1.1.3 Penser aux recherches ultérieures

- L'étude de fréquentation elle-même n'est pas un système en soi, sans lien avec d'autres réflexions menèes par l'institution ni prolongements dans le temps : le traitement, la présentation et l'exploitation des résultats, le renouvellement des observations doivent être envisagés avant de s'engager dans la mise en oeuvre. Que ferons-nous des résultats, quand et comment seront effectuées les enquêtes ultérieures, avec quels objectifs complémentaires des premiers, quels moyens récurrents seront mise en oeuvre ? ... sont parmi les questions que l'on doit se poser avant de déterminer le périmètre et le contenu de l'étude prévue.

- Les capacités internes de suivi, d'analyse, de stockage et d'accès durables aux données (ce point est capital), seront donc évaluées dès les réflexions préalables, ne serait-ce que pour délimiter le contenu et la forme des résultats attendus de l'étude. C'est par l'accumulation autant que par les traitements croisés que la connaissance s'affine.

De même, une réflexion en amont quant à la définition d'un cadre ou d'un format commun de restitution des résultats paraît être une bonne option. Cela permet une reconduction (et donc les comparaisons) d'une étude à l'autre et permet également aux personnes ne travaillant pas sur le projet depuis l'origine d'en assurer néanmoins correctement le suivi.

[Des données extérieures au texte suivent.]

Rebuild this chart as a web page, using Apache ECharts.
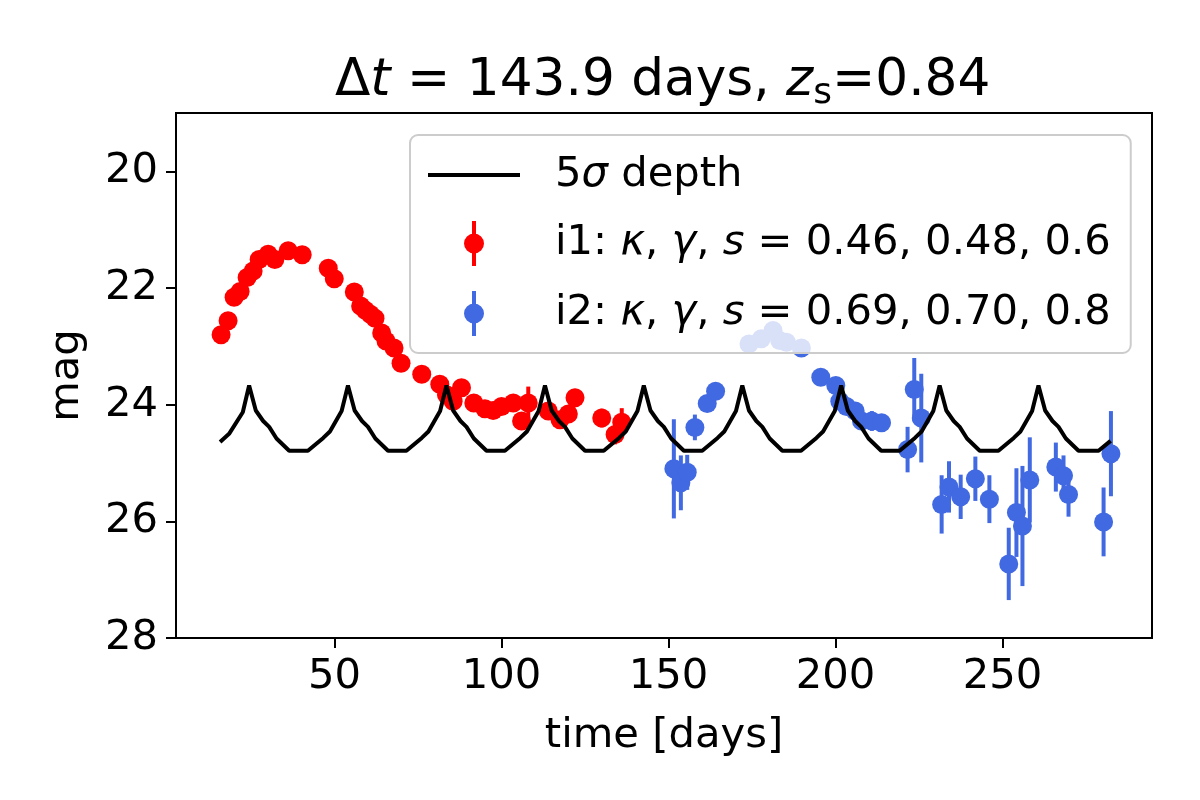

1.1.4 S'imposer de penser dans la continuité

- Cet impératif de suivi pose le problème de la pérennité des orientations: une étude n'apportera pas de réponses à toutes les questions que l'on se pose. Il faudra donc faire des choix et supprimer des questions en particulier celles non totalement éclaircies, d'un ordre inférieur au questionnement en cours. Cette contrainte impose de ne pas changer de cap en cours de route, sous peine de déconstruire l'édifice d'observations (dans le cas contraire, par exemple un bouleversement obligeant à une remise en cause, il importe de conserver des passerelles entre les deux types d'approche, l'ancienne et la nouvelle).

- Il faut donc garder à l'esprit la construction d'un référentiel commun d'une étude à l'autre. Par exemple, d'une étude à l'autre, ne pas passer, pour une même problématique, de questions ouvertes à des questions fermées (ou alors savoir pourquoi), ne pas ajouter ou supprimer des items à une même question, ou encore changer des questions de place: le recueil des informations, en particulier sous forme de questionnaire, doit être d'une grande stabilité sous peine d'induire des « artefacts » qui viendraient perturber l'analyse. Sur le terrain, on s'assurera, par exemple, du respect de la répartition des points de comptage ou des observations entre sites (ou sentiers).

- Notons que cet impératif de continuité vaut également au sein d'une même étude. Une fois mises en évidence les hypothèses de travail, il convient de s'y tenir tout au long de l'étude, même s'il est nécessaire de savoir s'arrêter et réorienter les choix initiaux.

- Il faudra donc déterminer, dans le cadrage de l'étude, les questions récurrentes (celles qui appellent une mesure systématique à chaque étude), et les questions plus circonstancielles (qui apportent un éclairage particulier ou sectoriel).

- Il faut également s'assurer de la pérennité des choix méthodologiques (mesures quantitatives, mesures qualitatives). t..:échange d'expériences entre les gestionnaires d'espaces ou avec leurs partenaires locaux permet ici de gagner beaucoup de temps.

- De même, il est essentiel de garder trace en interne des données brutes, non compilées, y compris (et surtout) si le traitement en est confié à des tiers. Ces données doivent être stockées par le gestionnaire d'espace, sous un format qui restera durablement compatible avec les logiciels de traitement. Il importe également de conserver le « mode d'emploi» des données (clés de codage, ordre, etc.). C'est en effet à ces données que l'on aura recours pour les rapprochements avec des études ultérieures, ou des analyses complémentaires (par exemple des croisements entre populations ou profils qui n'auraient pas été effectués sur le champ).